Anyone who has spent time near it, especially in stormy weather, has felt its power, danger and beauty. Sosin, a Duluthian who worked on this novel over a decade, clearly has incorporated Superior's rhythms and moods into her very marrow, and the accuracy and eloquence with which she pays homage to it is impressive.
Grey Rabbit's 17th-century story alternates with those of Berit, a Norwegian fisherman's wife on Minnesota's North Shore in 1902 who is beset by sudden tragedy, and Nora, a chain-smoking grandmother from Superior, Wis., who finds her life turned upside down when the bar she has run all her life burns down one night in 2000. Pondering her future, Nora takes a drive around Lake Superior that, the reader realizes only later, is a brilliantly constructed Homeric odyssey.
Different as the three women's characters and eras are -- and pleasingly different as the tones and syntax of their individual stories are -- they share much, for Sosin has given each a melancholy cast and a dark angel to wrestle.

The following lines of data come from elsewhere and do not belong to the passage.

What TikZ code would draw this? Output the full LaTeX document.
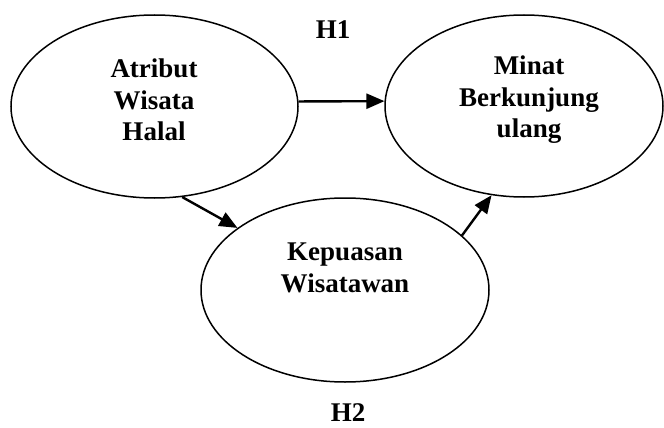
\documentclass[tikz,border=0pt]{standalone}
\usepackage{fontspec}
\setmainfont{Liberation Serif}
\usetikzlibrary{shapes.geometric,arrows.meta}
\begin{document}
\begin{tikzpicture}[x=1pt,y=-1pt,
  oval/.style={draw,ellipse,line width=1.5pt,inner sep=0pt},
  lbl/.style={font=\fontsize{27}{31.5}\selectfont\bfseries,align=center,inner sep=0pt},
  conn/.style={line width=2.4pt,-{Triangle[length=18pt,width=15pt]}}]
\useasboundingbox[fill=white] (0,0) rectangle (664,428);
\node[oval,minimum width=287pt,minimum height=183pt] (a) at (154.5,106.5) {};
\node[oval,minimum width=278pt,minimum height=182pt] (b) at (524,106) {};
\node[oval,minimum width=288pt,minimum height=184pt] (c) at (345,290) {};
\node[lbl] (ta) at (154,100) {Atribut\\Wisata\\Halal};
\node[lbl] (tb) at (529,100) {Minat\\Berkunjung\\ulang};
\node[lbl] (tc) at (345,268) {Kepuasan\\Wisatawan};
\node[lbl] (h1) at (333,30) {H1};
\node[lbl] (h2) at (348,413) {H2};
\draw[conn] (a.2) -- (b.178);
\draw[conn] (a.-73) -- (c.150);
\draw[conn] (c.25) -- (b.-110);
\end{tikzpicture}
\end{document}
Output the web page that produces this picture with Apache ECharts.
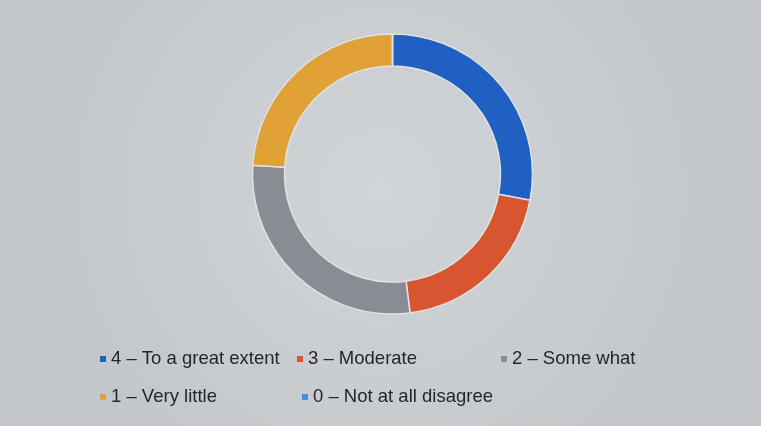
<!DOCTYPE html>
<html>
<head>
<meta charset="utf-8">
<script src="https://cdn.jsdelivr.net/npm/echarts@6/dist/echarts.min.js"></script>
<style>
  html, body { margin: 0; padding: 0; }
  #chart { width: 761px; height: 426px; }
</style>
</head>
<body>
<div id="chart"></div>
<script>
var categories = ['4 – To a great extent', '3 – Moderate', '2 – Some what', '1 – Very little', '0 – Not at all disagree'];
var shares = [28, 20, 28, 24, 0];
var colors = ['#1f60c2', '#d8562f', '#898c93', '#e0a137', '#4b8fd4'];

// legend placement, two rows like the original
var legendSpots = [
  { left: 100, top: 349 },
  { left: 297, top: 349 },
  { left: 501, top: 349 },
  { left: 100, top: 387 },
  { left: 302, top: 387 }
];

var chart = echarts.init(document.getElementById('chart'));

var legends = categories.map(function (name, i) {
  return {
    data: [name],
    left: legendSpots[i].left,
    top: legendSpots[i].top,
    icon: 'rect',
    itemWidth: 6,
    itemHeight: 6,
    padding: 0,
    selectedMode: false,
    itemStyle: { borderWidth: 0 },
    textStyle: {
      fontFamily: 'Liberation Sans',
      fontSize: 18.5,
      lineHeight: 20,
      color: '#25262b'
    }
  };
});

var option = {
  backgroundColor: {
    type: 'radial', x: 0.5, y: 0.45, r: 0.8,
    colorStops: [
      { offset: 0, color: '#d2d5d8' },
      { offset: 1, color: '#c3c6ca' }
    ]
  },
  color: colors,
  legend: legends,
  series: [
    {
      type: 'pie',
      center: [392.5, 174],
      radius: [108, 140],
      startAngle: 90,
      clockwise: true,
      label: { show: false },
      labelLine: { show: false },
      itemStyle: { borderColor: '#dfe1e3', borderWidth: 1.5 },
      emphasis: { disabled: true },
      data: categories.map(function (name, i) {
        return { name: name, value: shares[i] };
      })
    }
  ]
};

chart.setOption(option);
</script>
</body>
</html>
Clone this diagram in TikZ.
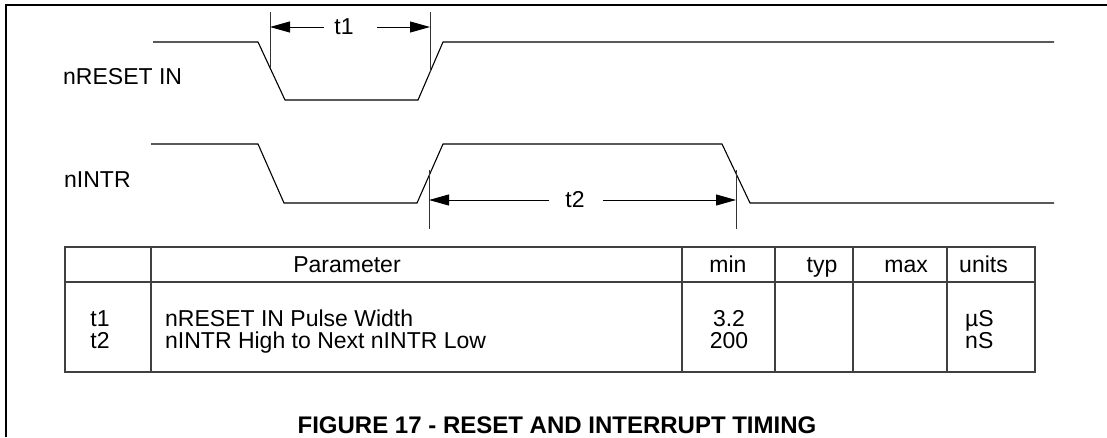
\documentclass[tikz,border=0pt]{standalone}
\usepackage{fontspec}
\setmainfont{Liberation Sans}
\usetikzlibrary{arrows.meta}
\begin{document}
\begin{tikzpicture}[x=1pt,y=-1pt,
  sig/.style={line width=1.1pt, line join=miter},
  dim/.style={line width=0.8pt, draw=black!80},
  dimarrow/.style={line width=0.9pt, -{Triangle[length=20pt,width=11pt]}},
  frame/.style={line width=2.6pt},
  tab/.style={line width=1.1pt, draw=black!75},
  lbl/.style={font=\fontsize{23pt}{25pt}\selectfont, inner sep=0pt},
  ttl/.style={font=\fontsize{24pt}{26pt}\selectfont\bfseries, inner sep=0pt}]
\useasboundingbox (0,0) rectangle (1107,437);
% frame
\draw[frame] (6,437) -- (6,5) -- (1107,5);
% waveforms
\draw[sig] (153,42) -- (258,42) -- (285,100) -- (418,100) -- (443,42) -- (1054,42);
\draw[sig] (151,144) -- (258,144) -- (284,203) -- (417,203) -- (443,144) -- (722,144) -- (750,203) -- (1054,203);
% signal labels
\node[lbl, anchor=west] (lreset) at (63,77) {nRESET IN};
\node[lbl, anchor=west] (lintr) at (64,180) {nINTR};
% t1 dimension
\draw[dim] (270,12) -- (270,68);
\draw[dim] (430,12) -- (430,72);
\coordinate (t1a) at (270,27);
\coordinate (t1b) at (430,27);
\coordinate (t1l) at (324,27);
\coordinate (t1r) at (377,27);
\node[lbl] (t1) at (344,27) {t1};
\draw[dimarrow] (t1l) -- (t1a);
\draw[dimarrow] (t1r) -- (t1b);
% t2 dimension
\draw[dim] (429,170) -- (429,229);
\draw[dim] (736,170) -- (736,229);
\coordinate (t2a) at (429,200);
\coordinate (t2b) at (736,200);
\coordinate (t2l) at (549,200);
\coordinate (t2r) at (603,200);
\node[lbl] (t2) at (575,200) {t2};
\draw[dimarrow] (t2l) -- (t2a);
\draw[dimarrow] (t2r) -- (t2b);
% table
\draw[tab] (65,247) rectangle (1035,372);
\draw[tab] (65,282) -- (1035,282);
\foreach \cx in {151,682,775,853,947} {\draw[tab] (\cx,247) -- (\cx,372);}
\node[lbl, anchor=base] (hpar) at (347,272) {Parameter};
\node[lbl, anchor=base] (hmin) at (728,272) {min};
\node[lbl, anchor=base] (htyp) at (822,272) {typ};
\node[lbl, anchor=base east] (hmax) at (928,272) {max};
\node[lbl, anchor=base west] (hunits) at (959,272) {units};
\node[lbl, anchor=base] (r1) at (100,326) {t1};
\node[lbl, anchor=base west] (p1) at (165,326) {nRESET IN Pulse Width};
\node[lbl, anchor=base] (m1) at (729,326) {3.2};
\node[lbl, anchor=base west] (u1) at (965,326) {µS};
\node[lbl, anchor=base] (r2) at (100,348) {t2};
\node[lbl, anchor=base west] (p2) at (165,348) {nINTR High to Next nINTR Low};
\node[lbl, anchor=base] (m2) at (729,348) {200};
\node[lbl, anchor=base west] (u2) at (965,348) {nS};
% title
\node[ttl, anchor=base] (title) at (557,433) {FIGURE 17 - RESET AND INTERRUPT TIMING};
\end{tikzpicture}
\end{document}
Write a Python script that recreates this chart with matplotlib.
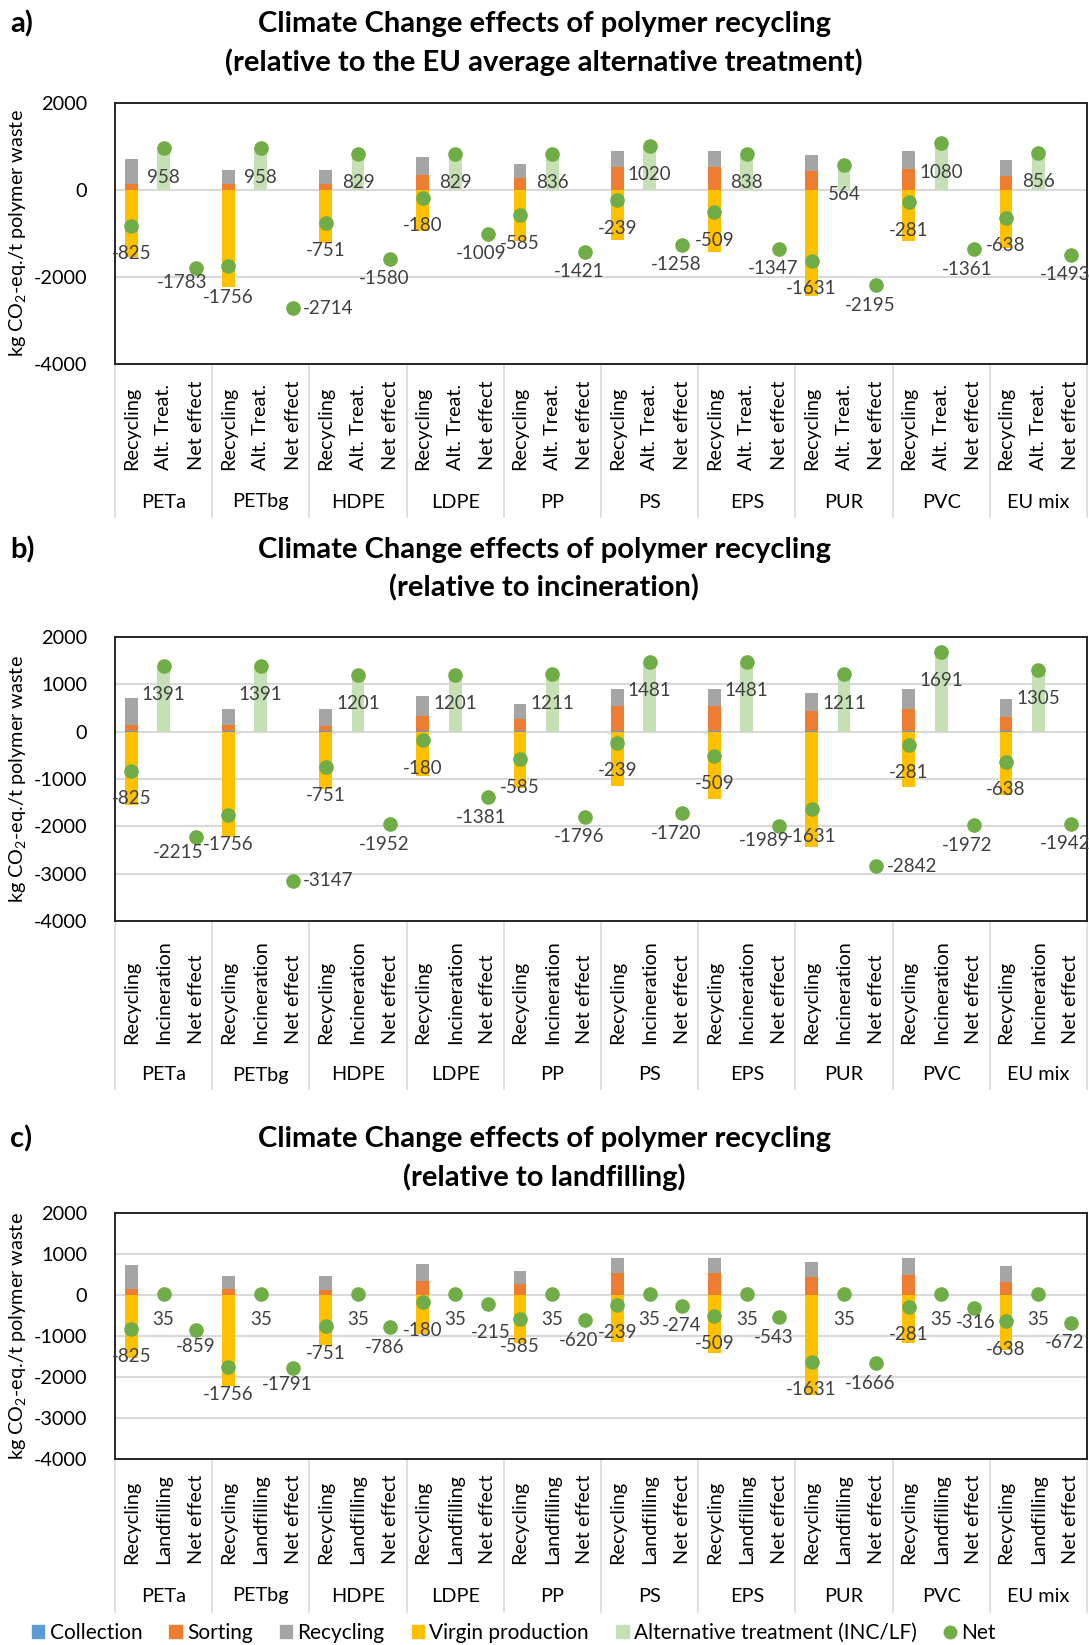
import matplotlib
matplotlib.use('Agg')
import matplotlib.pyplot as plt
from matplotlib.patches import Patch
from matplotlib.lines import Line2D
from matplotlib import transforms

plt.rcParams['font.family'] = ['Lato', 'DejaVu Sans']
plt.rcParams['mathtext.fontset'] = 'custom'
plt.rcParams['mathtext.rm'] = 'Lato'
plt.rcParams['mathtext.it'] = 'Lato:italic'

# data
polymers = ['PETa', 'PETbg', 'HDPE', 'LDPE', 'PP', 'PS', 'EPS', 'PUR', 'PVC', 'EU mix']
collection = [10, 10, 10, 10, 10, 10, 10, 10, 10, 10]
sorting = [130, 130, 120, 330, 265, 525, 525, 435, 470, 310]
recycling = [580, 330, 340, 420, 320, 370, 370, 370, 415, 380]
virgin = [-1545, -2226, -1221, -940, -1180, -1144, -1414, -2446, -1176, -1338]
rec_net = [-825, -1756, -751, -180, -585, -239, -509, -1631, -281, -638]

alt_a = [958, 958, 829, 829, 836, 1020, 838, 564, 1080, 856]
net_a = [-1783, -2714, -1580, -1009, -1421, -1258, -1347, -2195, -1361, -1493]
alt_b = [1391, 1391, 1201, 1201, 1211, 1481, 1481, 1211, 1691, 1305]
net_b = [-2215, -3147, -1952, -1381, -1796, -1720, -1989, -2842, -1972, -1942]
alt_c = [35, 35, 35, 35, 35, 35, 35, 35, 35, 35]
net_c = [-859, -1791, -786, -215, -620, -274, -543, -1666, -316, -672]

W, H = 1089, 1645
C_COL = '#5B9BD5'
C_SORT = '#ED7D31'
C_REC = '#A5A5A5'
C_VIR = '#FFC000'
C_ALT = '#C5E0B4'
C_NET = '#70AD47'
TXT = '#404040'
FS_LAB = 13.5
FS_AX = 14.3
FS_TITLE = 21

fig = plt.figure(figsize=(W / 100, H / 100), dpi=100)


def panel(top, bottom, alt, net, alt_name, yticks, title2, letter, title_y,
          lab_base, grp_off, div_len, alt_dy, moved):
    left, right = 115, 1087
    ax = fig.add_axes([left / W, 1 - bottom / H, (right - left) / W, (bottom - top) / H])
    hpx = bottom - top
    x_rec = [3 * i for i in range(10)]
    x_alt = [3 * i + 1 for i in range(10)]
    x_net = [3 * i + 2 for i in range(10)]
    bw = 0.39

    ax.bar(x_rec, collection, bw, color=C_COL, zorder=2)
    ax.bar(x_rec, sorting, bw, bottom=collection, color=C_SORT, zorder=2)
    base = [c + s for c, s in zip(collection, sorting)]
    ax.bar(x_rec, recycling, bw, bottom=base, color=C_REC, zorder=2)
    ax.bar(x_rec, virgin, bw, color=C_VIR, zorder=2)
    ax.bar(x_alt, alt, bw, color=C_ALT, zorder=2)

    ax.plot(x_rec, rec_net, 'o', color=C_NET, ms=9.5, zorder=3, ls='none')
    ax.plot(x_alt, alt, 'o', color=C_NET, ms=9.5, zorder=3, ls='none')
    ax.plot(x_net, net, 'o', color=C_NET, ms=9.5, zorder=3, ls='none')

    def label(kind, i, x, y, dx, dy):
        dx, dy = moved.get((kind, i), (dx, dy))
        ha = 'left' if dx > 8 else 'center'
        ax.annotate(str(y), (x, y), xytext=(dx, dy), textcoords='offset pixels',
                    ha=ha, va='center', fontsize=FS_LAB, color=TXT, zorder=4)

    for i in range(10):
        label('r', i, x_rec[i], rec_net[i], 0, -28)
        label('a', i, x_alt[i], alt[i], 0, alt_dy)
        label('n', i, x_net[i], net[i], -6, -20)

    ax.set_xlim(-0.5, 29.5)
    ax.set_ylim(-4000, 2000)
    ax.set_yticks(yticks)
    ax.set_yticklabels([str(t) for t in yticks], fontsize=FS_AX, color='black')
    ax.tick_params(axis='y', length=0, pad=20)
    ax.set_xticks([])
    ax.yaxis.grid(True, color='#D9D9D9', lw=1.5, zorder=0)
    ax.set_axisbelow(True)
    for sp in ax.spines.values():
        sp.set_color('#262626')
        sp.set_linewidth(1.4)
    ax.set_ylabel(r'kg CO$_2$-eq./t polymer waste', fontsize=FS_AX, color='black')
    ax.yaxis.set_label_coords(-(115 - 28) / (right - left), 0.5)

    trans = transforms.blended_transform_factory(ax.transData, ax.transAxes)
    cats = ['Recycling', alt_name, 'Net effect']
    for i in range(10):
        for k in range(3):
            ax.text(3 * i + k, -lab_base / hpx, cats[k], transform=trans, rotation=90,
                    ha='center', va='bottom', fontsize=FS_AX, color='black')
        ax.text(3 * i + 1, -grp_off / hpx, polymers[i], transform=trans,
                ha='center', va='center', fontsize=FS_AX, color='black')
    for i in range(11):
        ax.plot([3 * i - 0.5, 3 * i - 0.5], [0, -div_len / hpx], transform=trans,
                color='#D9D9D9', lw=1.2, clip_on=False)

    fig.text(544 / W, 1 - title_y / H, 'Climate Change effects of polymer recycling',
             ha='center', va='center', fontsize=FS_TITLE, fontweight='bold')
    fig.text(544 / W, 1 - (title_y + 38) / H, title2,
             ha='center', va='center', fontsize=FS_TITLE, fontweight='bold')
    fig.text(10 / W, 1 - title_y / H, letter, ha='left', va='center',
             fontsize=FS_TITLE, fontweight='bold')
    return ax


panel(103, 364, alt_a, net_a, 'Alt. Treat.', [-4000, -2000, 0, 2000],
      '(relative to the EU average alternative treatment)', 'a)', 24,
      106, 138, 153, -29,
      {('n', 0): (-14, -15), ('r', 1): (0, -31), ('n', 1): (10, 0)})
panel(637, 921, alt_b, net_b, 'Incineration', [-4000, -3000, -2000, -1000, 0, 1000, 2000],
      '(relative to incineration)', 'b)', 550, 123, 154, 168, -29,
      {('n', 0): (-18, -16), ('r', 1): (0, -30), ('n', 1): (10, 0), ('n', 7): (10, 0),
       ('n', 6): (-15, -15)})
panel(1213, 1459, alt_c, net_c, 'Landfilling', [-4000, -3000, -2000, -1000, 0, 1000, 2000],
      '(relative to landfilling)', 'c)', 1139, 105, 137, 153, -26,
      {('n', 0): (0, -16), ('n', 1): (-6, -16), ('n', 3): (3, -29), ('n', 5): (0, -19),
       ('n', 8): (2, -15)})

handles = [Patch(color=C_COL), Patch(color=C_SORT), Patch(color=C_REC),
           Patch(color=C_VIR), Patch(color=C_ALT),
           Line2D([], [], marker='o', color=C_NET, ls='none', ms=9)]
names = ['Collection', 'Sorting', 'Recycling', 'Virgin production',
         'Alternative treatment (INC/LF)', 'Net']
fig.legend(handles, names, loc='center', bbox_to_anchor=(514 / W, 1 - 1633 / H),
           ncol=6, frameon=False, fontsize=15, handlelength=0.6, handleheight=0.6,
           handletextpad=0.25, columnspacing=1.3)

fig.savefig('out.png', dpi=100)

And always, in the background, is the lake, its waves light and lapping or whooshing and pounding. Sometimes the water's music soothes, sometimes it unsettles, but always it is present, a stern border to their known worlds, provider of danger, beauty and a powerful sense of geographical belonging. It "blazes blindingly through the trees" when Nora takes a walk along a South Shore gravel road. It "mirrors the sky, except for dark, skittering patches where it's grazed by a zigzag breeze" as bereaved Berit watches the horizon for a boat. It is the "Great Spirit" before which Grey Rabbit stands humbled, looking up from a cooling wade one hot summer's day to see a canoe gliding in with a strange pale-faced man in the bow.
The construct is brilliant, the prose fine, the characters beautifully developed, the regional sense powerful. One minor complaint -- Sosin sprinkles among her three tales stream-of-consciousness passages in italics that sometimes seem narrated by the lake itself, sometimes by a geologist or historian, or are they the words of the women in the book? A little confusing, and too much.
But on the whole, this ode to the greatest of all lakes is nothing less than grand.